What do you hope to achieve when you tell your story from far away? Do you just want to let people know what is happening there? Do you hope your words or pictures can change something? Do you seek a sense of achievement? All of these, and others too?
These were the questions I asked myself as I watched "Through the Looking Glass: The Andijan Massacre" at a screening at Chatham House.
The film (see a trailer here) was made by Monica Whitlock. As the BBC's Central Asia correspondent, she reported on the killing of hundreds of protesters in Andijan in Uzbekistan in May 2005. Shortly afterwards, the Uzbek authorities told her to leave the county.
Her film makes the case that, more than five years after the shootings, they are more relevant than ever. It is a determined attempt to place back on the international news agenda an incident which is now rarely discussed. One of the main interviewees, Shamsuddin Atamatov, who now lives in Sweden, was present at the screening.
I asked Mr Atamatov why he had decided to take part. "Thousands of people came out on the 13th May 2005," he replied, through a translator. Mr Atamatov was one of a number of local businessmen on trial for alleged links to a banned Islamist movement. The protesters had been demanding the businessmen's release from jail. An armed group - whose precise identity remains unclear - eventually set them free. Uzbek security forces subsequently opened fire on the crowds which had gathered in the city's main square. "I think it was my duty to tell their stories of what happened then, and what is happening now," Mr Atamatov explained.
In doing so, he was potentially putting friends and relatives back in Uzbekistan at greater risk - although, as Monica Whitlock pointed out, earlier silence on the events of May 2005 had not protected those suspected of involvement.
But his decision contrasted with that of others in fear for their safety. I remember a Palestinian family, living near a Jewish settlement in the Gaza Strip, and in the firing line from the watchtowers which protected their neighbours, politely refusing my request for an interview because "journalists have come here before, and things didn't get any better."
In other words, unlike Mr Atamatov, he had no hope that reporting an injustice might end it. And, given that the Uzbek authorities comprehensively crushed internal opposition five years ago, any substantial change in the situation there - and the fate of those who were involved in the protest - would have to involve international pressure.
Since the days of William Howard Russell in the 1850's, there has been a debate over the extent to which journalism can influence foreign or defence policy. The issue probably reached its height in the Vietnam War. There is still no consensus over whether the reporting caused the people of the United States to question the war, or whether the reporting instead reflected doubt entertained in top level military and diplomatic circles, rather than creating it.

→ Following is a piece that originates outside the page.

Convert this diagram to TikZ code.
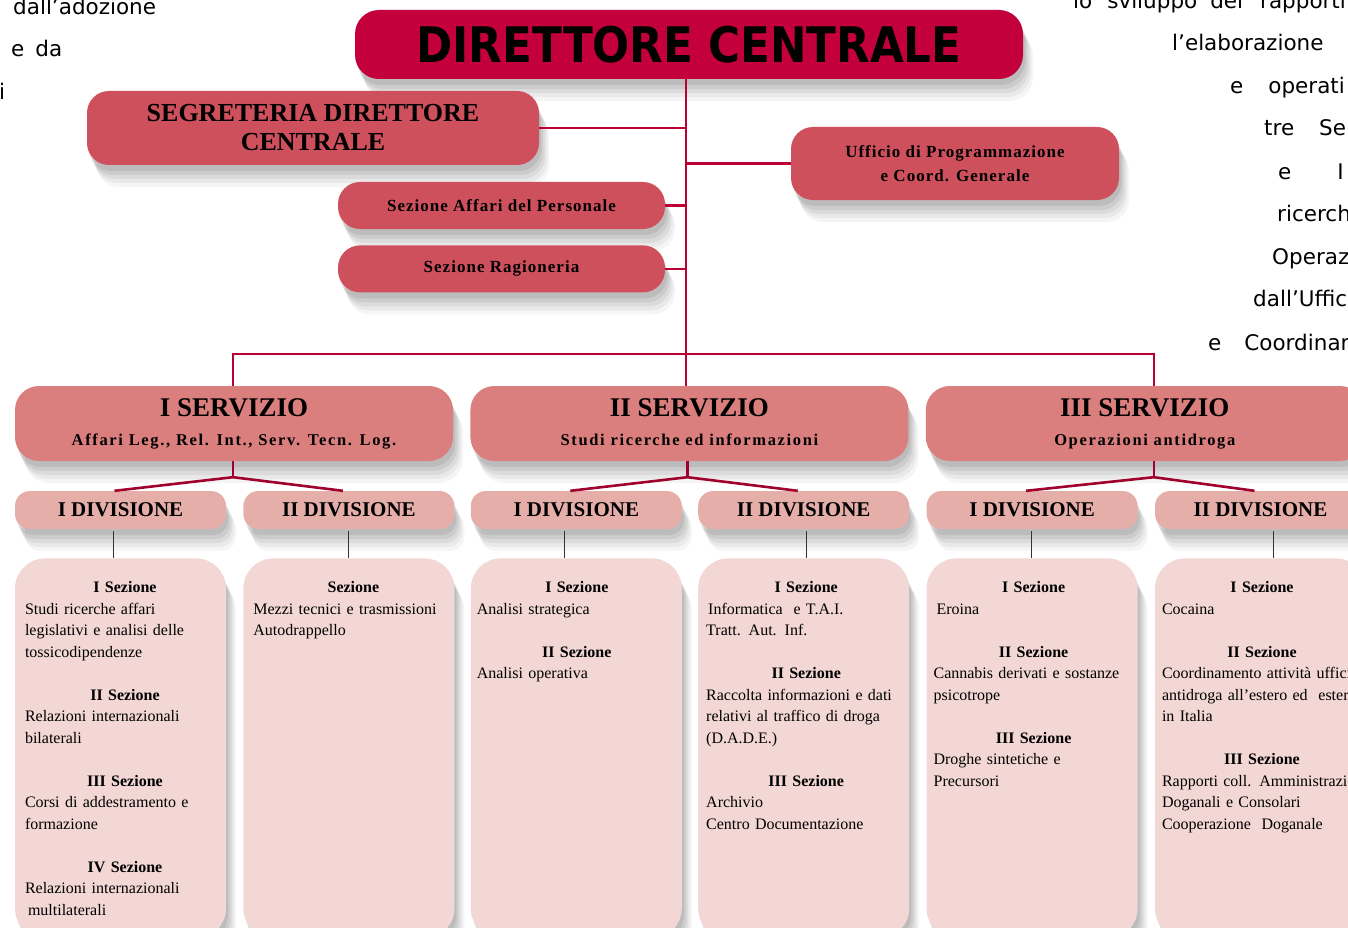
\documentclass[tikz,border=0pt]{standalone}
\usepackage{fontspec}
\setmainfont{Liberation Serif}
\newfontfamily\titlefont[FakeStretch=0.89]{DejaVu Sans}
\newfontfamily\pagefont{DejaVu Sans}
\newfontfamily\servsubfont[LetterSpace=10]{Liberation Serif}
\newfontfamily\staffsubfont[LetterSpace=6]{Liberation Serif}
\usetikzlibrary{positioning,shadows}
\definecolor{dcred}{HTML}{C4003C}
\definecolor{dcstaff}{HTML}{CD505C}
\definecolor{dcserv}{HTML}{DA7F7D}
\definecolor{dcdiv}{HTML}{E6AEA9}
\definecolor{dcsez}{HTML}{F2D7D4}
\definecolor{dcline}{HTML}{BC0034}

% section headings inside the lower boxes
\newcommand{\firsthead}[1]{{\centering\bfseries #1\par}}
\newcommand{\nexthead}[1]{\par\vspace{\baselineskip}{\centering\bfseries #1\par}}

\begin{document}
\begin{tikzpicture}[
        x=1pt, y=-1pt,
        boxshadow/.style={
            drop shadow={shadow xshift=2pt, shadow yshift=-6pt, fill=black, opacity=.07},
            drop shadow={shadow xshift=4pt, shadow yshift=-10pt, fill=black, opacity=.07},
            drop shadow={shadow xshift=6pt, shadow yshift=-14pt, fill=black, opacity=.06},
            drop shadow={shadow xshift=8pt, shadow yshift=-18pt, fill=black, opacity=.05},
            drop shadow={shadow xshift=10pt, shadow yshift=-22pt, fill=black, opacity=.04}},
        topbox/.style={fill=dcred, rounded corners=24pt, minimum width=668pt, minimum height=69pt, inner sep=0pt, boxshadow,
            font=\titlefont\bfseries\fontsize{49}{49}\selectfont},
        staffbox/.style={fill=dcstaff, rounded corners=22pt, inner sep=0pt, boxshadow, align=center},
        servbox/.style={fill=dcserv, rounded corners=24pt, minimum width=438pt, minimum height=75pt, inner sep=0pt, boxshadow,
            align=center, font=\bfseries\fontsize{27}{28.5}\selectfont},
        divbox/.style={fill=dcdiv, rounded corners=15pt, minimum width=211pt, minimum height=38pt, inner sep=0pt, boxshadow,
            font=\bfseries\fontsize{21}{21}\selectfont},
        sezbox/.style={fill=dcsez, rounded corners=30pt, minimum width=211pt, minimum height=380pt, inner sep=0pt, boxshadow},
        seztext/.style={anchor=north west, inner sep=0pt, text width=200pt, align=left, font=\fontsize{16}{21.5}\selectfont},
        pagetext/.style={anchor=base west, inner sep=0pt, font=\pagefont\fontsize{21.5}{21.5}\selectfont},
        trunk/.style={draw=dcline, line width=2.6pt},
        branch/.style={draw=dcline!85!black, line width=2.6pt},
        tick/.style={draw=black!80, line width=0.9pt}
    ]
        \useasboundingbox (0,0) rectangle (1348,928);
        \clip (0,0) rectangle (1348,928);

        % text of the page behind the chart
        \node[pagetext] (pl1) at (13,15) {dall’adozione};
        \node[pagetext] (pl2) at (11,57) {e\hspace{11pt}da};
        \node[pagetext] (pl3) at (-1,100) {i};
        \node[pagetext] (pr1) at (1073,9) {lo\hspace{15pt}sviluppo\hspace{13pt}dei\hspace{17pt}rapporti};
        \node[pagetext] (pr2) at (1172,51) {l’elaborazione};
        \node[pagetext] (pr3) at (1230,94) {e\hspace{25pt}operati};
        \node[pagetext] (pr4) at (1264,136) {tre\hspace{25pt}Se};
        \node[pagetext] (pr5) at (1278,179) {e\hspace{46pt}I};
        \node[pagetext] (pr6) at (1277,221) {ricerch};
        \node[pagetext] (pr7) at (1272,264) {Operaz};
        \node[pagetext] (pr8) at (1253,306) {dall’Uffic};
        \node[pagetext] (pr9) at (1208,350) {e\hspace{23pt}Coordinar};

        % direttore and staff
        \node[topbox] (dir) at (689,44.5) {DIRETTORE CENTRALE};
        \node[staffbox, minimum width=452pt, minimum height=74pt, font=\bfseries\fontsize{26}{29}\selectfont] (seg) at (313,128) {SEGRETERIA DIRETTORE\\CENTRALE};
        \node[staffbox, minimum width=328pt, minimum height=73pt, font=\staffsubfont\bfseries\fontsize{17}{24}\selectfont] (uff) at (955,163.5) {Ufficio di Programmazione\\e Coord. Generale};
        \node[staffbox, minimum width=327pt, minimum height=47pt, font=\staffsubfont\bfseries\fontsize{17}{17}\selectfont] (aff) at (501.5,205.5) {Sezione Affari del Personale};
        \node[staffbox, minimum width=327pt, minimum height=47pt, font=\staffsubfont\bfseries\fontsize{17}{17}\selectfont, below=16pt of aff] (rag) {Sezione Ragioneria};

        % servizi
        \node[servbox] (s1) at (234,423.5) {I SERVIZIO\strut\\{\servsubfont\fontsize{16.5}{16.5}\selectfont Affari Leg., Rel. Int., Serv. Tecn. Log.\strut}};
        \node[servbox, right=17pt of s1] (s2) {II SERVIZIO\strut\\{\servsubfont\fontsize{16.5}{16.5}\selectfont Studi ricerche ed informazioni\strut}};
        \node[servbox, right=17pt of s2] (s3) {III SERVIZIO\strut\\{\servsubfont\fontsize{16.5}{16.5}\selectfont Operazioni antidroga\strut}};

        % divisioni
        \node[divbox] (d1) at (120.5,510) {I DIVISIONE};
        \node[divbox, right=17pt of d1] (d2) {II DIVISIONE};
        \node[divbox, right=16pt of d2] (d3) {I DIVISIONE};
        \node[divbox, right=16pt of d3] (d4) {II DIVISIONE};
        \node[divbox, right=17pt of d4] (d5) {I DIVISIONE};
        \node[divbox, right=17pt of d5] (d6) {II DIVISIONE};

        % sezioni
        \node[sezbox, below=29pt of d1] (c1) {};
        \node[sezbox, below=29pt of d2] (c2) {};
        \node[sezbox, below=29pt of d3] (c3) {};
        \node[sezbox, below=29pt of d4] (c4) {};
        \node[sezbox, below=29pt of d5] (c5) {};
        \node[sezbox, below=29pt of d6] (c6) {};

        \node[seztext] (t1) at ([xshift=10pt, yshift=-23pt]c1.north west) {\firsthead{I Sezione}
            Studi ricerche affari\\legislativi e analisi delle\\tossicodipendenze
            \nexthead{II Sezione}
            Relazioni internazionali\\bilaterali
            \nexthead{III Sezione}
            Corsi di addestramento e\\formazione
            \nexthead{IV Sezione}
            Relazioni internazionali\\\hspace*{3pt}multilaterali};
        \node[seztext] (t2) at ([xshift=10pt, yshift=-23pt]c2.north west) {\firsthead{Sezione}
            \mbox{Mezzi tecnici e trasmissioni}\\Autodrappello};
        \node[seztext] (t3) at ([xshift=6pt, yshift=-23pt]c3.north west) {\firsthead{I Sezione}
            Analisi strategica
            \nexthead{II Sezione}
            Analisi operativa};
        \node[seztext] (t4) at ([xshift=8pt, yshift=-23pt]c4.north west) {\firsthead{I Sezione}
            \hspace*{2pt}Informatica\ \ e T.A.I.\\Tratt. Aut. Inf.
            \nexthead{II Sezione}
            \mbox{Raccolta informazioni e dati}\\relativi al traffico di droga\\(D.A.D.E.)
            \nexthead{III Sezione}
            Archivio\\Centro Documentazione};
        \node[seztext] (t5) at ([xshift=7pt, yshift=-23pt]c5.north west) {\firsthead{I Sezione}
            \hspace*{3pt}Eroina
            \nexthead{II Sezione}
            \mbox{Cannabis derivati e sostanze}\\psicotrope
            \nexthead{III Sezione}
            Droghe sintetiche e\\Precursori};
        \node[seztext] (t6) at ([xshift=7pt, yshift=-23pt]c6.north west) {\firsthead{I Sezione}
            Cocaina
            \nexthead{II Sezione}
            \mbox{Coordinamento attività uffici}\\\mbox{antidroga all’estero ed\ \ esteri}\\in Italia
            \nexthead{III Sezione}
            \mbox{Rapporti coll. Amministrazioni}\\Doganali e Consolari\\Cooperazione\ \ Doganale};

        % red lines from the direttore
        \coordinate (hub) at (686,354);
        \draw[trunk] (dir.south -| hub) -- (hub);
        \draw[trunk] (seg.east) -- (seg.east -| hub);
        \draw[trunk] (uff.west) -- (uff.west -| hub);
        \draw[trunk] (aff.east) -- (aff.east -| hub);
        \draw[trunk] (rag.east) -- (rag.east -| hub);
        \draw[trunk] ([xshift=-1pt]s1.north) |- ([xshift=9pt]s3.north |- hub) -- ([xshift=9pt]s3.north);
        \draw[trunk] (hub) -- (s2.north -| hub);

        % servizio to divisioni
        \foreach \s/\a/\b/\dx in {s1/d1/d2/-1, s2/d3/d4/-2, s3/d5/d6/9} {
            \coordinate (\s fork) at ([xshift=\dx pt, yshift=-16pt]\s.south);
            \draw[branch] ([xshift=\dx pt]\s.south) -- (\s fork);
            \draw[branch] ([xshift=-6pt]\a.north) -- (\s fork) -- ([xshift=-6pt]\b.north);
        }

        % divisioni to sezioni
        \foreach \d/\c/\dx in {d1/c1/-7, d2/c2/0, d3/c3/-12, d4/c4/3, d5/c5/-1, d6/c6/13}
            \draw[tick] ([xshift=\dx pt, yshift=-2pt]\d.south) -- ([xshift=\dx pt]\c.north);
    \end{tikzpicture}
\end{document}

While governments may be moved to speak in response to reporting of injustice, they will only act according to their interests. British talk of "ethical foreign policy" in the late 1990's rang hollow with those of us who covered the war in Chechnya. Durng the decade after the end of the Cold War, the west was so keen to support a President, Boris Yeltsin, whom it viewed as an ally, that his faults were ignored, to the cost of countless civilian lives. No one was going risk a confrontation with Russia for their sake.
The best reporting of conflict and oppression can change things. But, like the grimly realistic Palestinian I spoke to near Netzarim, we have to accept that the world is not always like that - and our power as journalists is limited.